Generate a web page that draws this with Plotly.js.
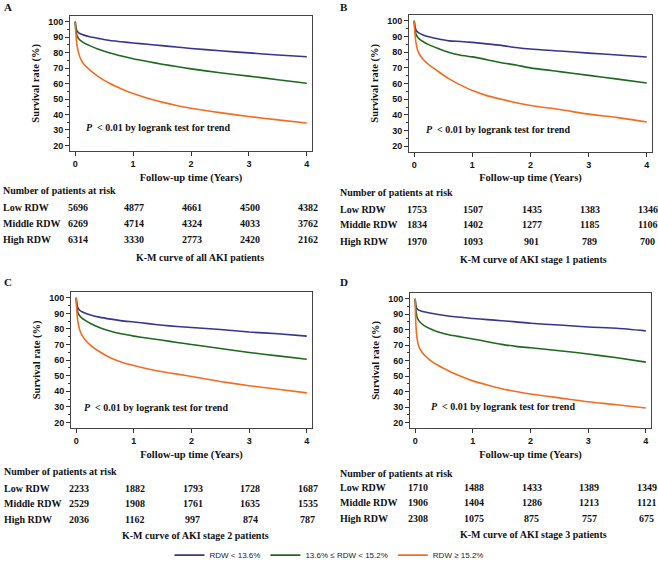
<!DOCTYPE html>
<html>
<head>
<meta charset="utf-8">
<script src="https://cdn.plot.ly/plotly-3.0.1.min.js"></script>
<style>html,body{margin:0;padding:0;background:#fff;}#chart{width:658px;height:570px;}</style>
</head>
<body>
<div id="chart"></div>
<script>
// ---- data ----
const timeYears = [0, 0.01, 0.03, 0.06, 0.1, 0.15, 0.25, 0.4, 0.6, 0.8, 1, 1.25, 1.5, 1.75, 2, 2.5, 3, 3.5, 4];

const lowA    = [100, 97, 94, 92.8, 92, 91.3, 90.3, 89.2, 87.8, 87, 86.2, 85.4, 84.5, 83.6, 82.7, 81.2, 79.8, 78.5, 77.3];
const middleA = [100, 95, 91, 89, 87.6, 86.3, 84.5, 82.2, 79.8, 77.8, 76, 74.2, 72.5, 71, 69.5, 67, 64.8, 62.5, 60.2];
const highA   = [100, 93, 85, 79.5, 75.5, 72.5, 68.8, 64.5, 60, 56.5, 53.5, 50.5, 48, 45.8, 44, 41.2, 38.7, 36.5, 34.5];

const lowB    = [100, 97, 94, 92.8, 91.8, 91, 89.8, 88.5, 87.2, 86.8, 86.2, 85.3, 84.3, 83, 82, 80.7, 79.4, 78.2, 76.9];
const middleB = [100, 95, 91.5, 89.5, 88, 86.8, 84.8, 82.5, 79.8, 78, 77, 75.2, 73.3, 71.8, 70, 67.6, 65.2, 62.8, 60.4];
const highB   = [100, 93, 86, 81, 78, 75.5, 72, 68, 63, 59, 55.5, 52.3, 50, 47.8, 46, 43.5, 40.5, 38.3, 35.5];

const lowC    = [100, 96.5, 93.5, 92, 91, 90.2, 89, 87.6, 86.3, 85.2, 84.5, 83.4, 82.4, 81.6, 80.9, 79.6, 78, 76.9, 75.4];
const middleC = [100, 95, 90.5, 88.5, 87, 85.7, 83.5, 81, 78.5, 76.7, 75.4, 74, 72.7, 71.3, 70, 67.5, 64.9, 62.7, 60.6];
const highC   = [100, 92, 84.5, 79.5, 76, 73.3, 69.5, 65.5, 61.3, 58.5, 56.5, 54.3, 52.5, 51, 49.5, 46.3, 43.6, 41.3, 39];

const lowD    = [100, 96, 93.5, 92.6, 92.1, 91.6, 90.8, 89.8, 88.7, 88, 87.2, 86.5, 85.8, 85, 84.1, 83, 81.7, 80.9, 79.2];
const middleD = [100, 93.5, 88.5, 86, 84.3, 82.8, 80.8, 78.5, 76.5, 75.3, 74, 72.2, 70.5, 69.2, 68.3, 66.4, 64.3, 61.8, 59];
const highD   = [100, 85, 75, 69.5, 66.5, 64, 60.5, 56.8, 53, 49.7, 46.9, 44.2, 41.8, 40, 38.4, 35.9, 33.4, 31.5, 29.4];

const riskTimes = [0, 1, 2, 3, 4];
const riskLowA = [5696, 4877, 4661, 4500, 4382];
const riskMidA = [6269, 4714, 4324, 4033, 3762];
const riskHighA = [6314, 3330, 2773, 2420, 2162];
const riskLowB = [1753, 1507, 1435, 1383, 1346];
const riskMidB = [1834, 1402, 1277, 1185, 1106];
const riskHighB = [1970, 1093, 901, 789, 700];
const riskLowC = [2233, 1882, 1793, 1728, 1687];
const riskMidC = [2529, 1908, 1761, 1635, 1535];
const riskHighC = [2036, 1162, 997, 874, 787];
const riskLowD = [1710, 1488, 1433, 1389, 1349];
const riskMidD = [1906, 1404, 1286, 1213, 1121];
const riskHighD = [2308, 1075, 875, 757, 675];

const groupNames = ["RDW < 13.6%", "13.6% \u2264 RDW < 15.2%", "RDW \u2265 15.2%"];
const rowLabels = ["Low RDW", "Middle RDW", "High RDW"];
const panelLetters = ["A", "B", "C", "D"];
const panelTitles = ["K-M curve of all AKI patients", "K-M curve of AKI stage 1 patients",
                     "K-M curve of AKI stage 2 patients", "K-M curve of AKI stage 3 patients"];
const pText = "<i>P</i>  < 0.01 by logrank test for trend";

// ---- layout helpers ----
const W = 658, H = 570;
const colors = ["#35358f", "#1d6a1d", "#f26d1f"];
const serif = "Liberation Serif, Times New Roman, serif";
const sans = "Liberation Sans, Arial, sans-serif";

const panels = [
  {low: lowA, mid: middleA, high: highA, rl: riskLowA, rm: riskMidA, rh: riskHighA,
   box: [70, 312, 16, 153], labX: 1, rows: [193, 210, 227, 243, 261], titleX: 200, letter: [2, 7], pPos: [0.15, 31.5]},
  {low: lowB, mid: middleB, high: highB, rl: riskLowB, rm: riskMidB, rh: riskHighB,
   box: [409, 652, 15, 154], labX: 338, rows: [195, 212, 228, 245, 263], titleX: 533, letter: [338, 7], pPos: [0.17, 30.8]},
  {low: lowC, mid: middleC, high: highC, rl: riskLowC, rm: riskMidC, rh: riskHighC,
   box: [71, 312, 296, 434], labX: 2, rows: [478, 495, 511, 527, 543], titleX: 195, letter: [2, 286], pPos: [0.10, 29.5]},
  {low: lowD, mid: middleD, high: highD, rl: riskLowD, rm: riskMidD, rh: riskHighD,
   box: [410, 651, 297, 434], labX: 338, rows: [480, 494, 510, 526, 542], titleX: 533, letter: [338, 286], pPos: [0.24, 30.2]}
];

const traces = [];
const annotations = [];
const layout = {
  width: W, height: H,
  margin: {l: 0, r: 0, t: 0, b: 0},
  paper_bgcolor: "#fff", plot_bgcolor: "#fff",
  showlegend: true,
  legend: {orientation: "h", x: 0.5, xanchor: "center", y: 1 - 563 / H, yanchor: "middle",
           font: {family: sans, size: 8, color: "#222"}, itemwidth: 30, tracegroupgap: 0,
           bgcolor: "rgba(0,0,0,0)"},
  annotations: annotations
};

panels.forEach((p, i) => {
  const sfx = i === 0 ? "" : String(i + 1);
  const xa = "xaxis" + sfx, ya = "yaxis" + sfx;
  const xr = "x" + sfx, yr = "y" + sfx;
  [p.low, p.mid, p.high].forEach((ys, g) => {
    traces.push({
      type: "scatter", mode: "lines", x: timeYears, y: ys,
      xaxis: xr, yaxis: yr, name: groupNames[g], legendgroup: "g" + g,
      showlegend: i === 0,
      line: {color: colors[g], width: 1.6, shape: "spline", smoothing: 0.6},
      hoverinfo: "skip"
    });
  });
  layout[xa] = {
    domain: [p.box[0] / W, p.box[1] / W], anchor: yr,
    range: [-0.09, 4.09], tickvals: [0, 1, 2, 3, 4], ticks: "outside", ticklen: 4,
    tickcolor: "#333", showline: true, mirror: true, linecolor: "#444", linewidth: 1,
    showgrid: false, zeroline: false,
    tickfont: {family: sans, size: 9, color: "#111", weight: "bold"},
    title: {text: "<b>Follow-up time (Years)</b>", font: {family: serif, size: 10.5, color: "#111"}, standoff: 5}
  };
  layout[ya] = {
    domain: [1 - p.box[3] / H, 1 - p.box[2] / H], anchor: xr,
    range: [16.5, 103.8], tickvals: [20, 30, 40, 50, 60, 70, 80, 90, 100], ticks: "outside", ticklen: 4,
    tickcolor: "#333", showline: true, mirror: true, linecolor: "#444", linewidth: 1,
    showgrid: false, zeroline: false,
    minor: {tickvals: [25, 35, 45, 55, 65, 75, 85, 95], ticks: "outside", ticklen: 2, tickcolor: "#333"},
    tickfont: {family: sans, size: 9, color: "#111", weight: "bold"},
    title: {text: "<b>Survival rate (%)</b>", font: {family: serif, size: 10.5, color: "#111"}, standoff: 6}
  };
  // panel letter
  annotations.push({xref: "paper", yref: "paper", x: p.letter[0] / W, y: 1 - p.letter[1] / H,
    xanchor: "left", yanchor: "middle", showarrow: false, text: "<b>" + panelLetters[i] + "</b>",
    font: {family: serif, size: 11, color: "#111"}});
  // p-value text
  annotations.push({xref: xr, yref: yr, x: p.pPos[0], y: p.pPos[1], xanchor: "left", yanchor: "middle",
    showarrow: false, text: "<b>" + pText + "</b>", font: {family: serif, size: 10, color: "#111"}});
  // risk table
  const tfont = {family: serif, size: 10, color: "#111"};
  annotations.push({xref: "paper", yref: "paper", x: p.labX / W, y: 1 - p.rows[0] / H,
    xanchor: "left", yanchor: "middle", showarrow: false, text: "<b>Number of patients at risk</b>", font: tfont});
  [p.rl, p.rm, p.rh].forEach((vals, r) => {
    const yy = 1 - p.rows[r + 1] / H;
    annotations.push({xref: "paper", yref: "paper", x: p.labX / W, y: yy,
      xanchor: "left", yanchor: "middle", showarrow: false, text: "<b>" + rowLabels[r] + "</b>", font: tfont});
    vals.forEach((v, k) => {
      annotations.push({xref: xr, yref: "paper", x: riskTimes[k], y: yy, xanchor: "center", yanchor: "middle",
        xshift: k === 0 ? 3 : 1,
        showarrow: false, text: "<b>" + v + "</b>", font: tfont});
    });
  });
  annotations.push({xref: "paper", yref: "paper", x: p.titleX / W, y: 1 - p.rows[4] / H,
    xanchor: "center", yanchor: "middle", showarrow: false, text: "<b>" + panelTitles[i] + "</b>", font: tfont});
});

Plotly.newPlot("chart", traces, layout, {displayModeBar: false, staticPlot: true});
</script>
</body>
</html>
····················
[Task] Exactly as they appear, print the lines of the listing above from its first line through the line that contains "38.7, 36.5, 34.5];", minus the pictures.

[Exercise output]
Generate a web page that draws this with Plotly.js.
<!DOCTYPE html>
<html>
<head>
<meta charset="utf-8">
<script src="https://cdn.plot.ly/plotly-3.0.1.min.js"></script>
<style>html,body{margin:0;padding:0;background:#fff;}#chart{width:658px;height:570px;}</style>
</head>
<body>
<div id="chart"></div>
<script>
// ---- data ----
const timeYears = [0, 0.01, 0.03, 0.06, 0.1, 0.15, 0.25, 0.4, 0.6, 0.8, 1, 1.25, 1.5, 1.75, 2, 2.5, 3, 3.5, 4];

const lowA    = [100, 97, 94, 92.8, 92, 91.3, 90.3, 89.2, 87.8, 87, 86.2, 85.4, 84.5, 83.6, 82.7, 81.2, 79.8, 78.5, 77.3];
const middleA = [100, 95, 91, 89, 87.6, 86.3, 84.5, 82.2, 79.8, 77.8, 76, 74.2, 72.5, 71, 69.5, 67, 64.8, 62.5, 60.2];
const highA   = [100, 93, 85, 79.5, 75.5, 72.5, 68.8, 64.5, 60, 56.5, 53.5, 50.5, 48, 45.8, 44, 41.2, 38.7, 36.5, 34.5];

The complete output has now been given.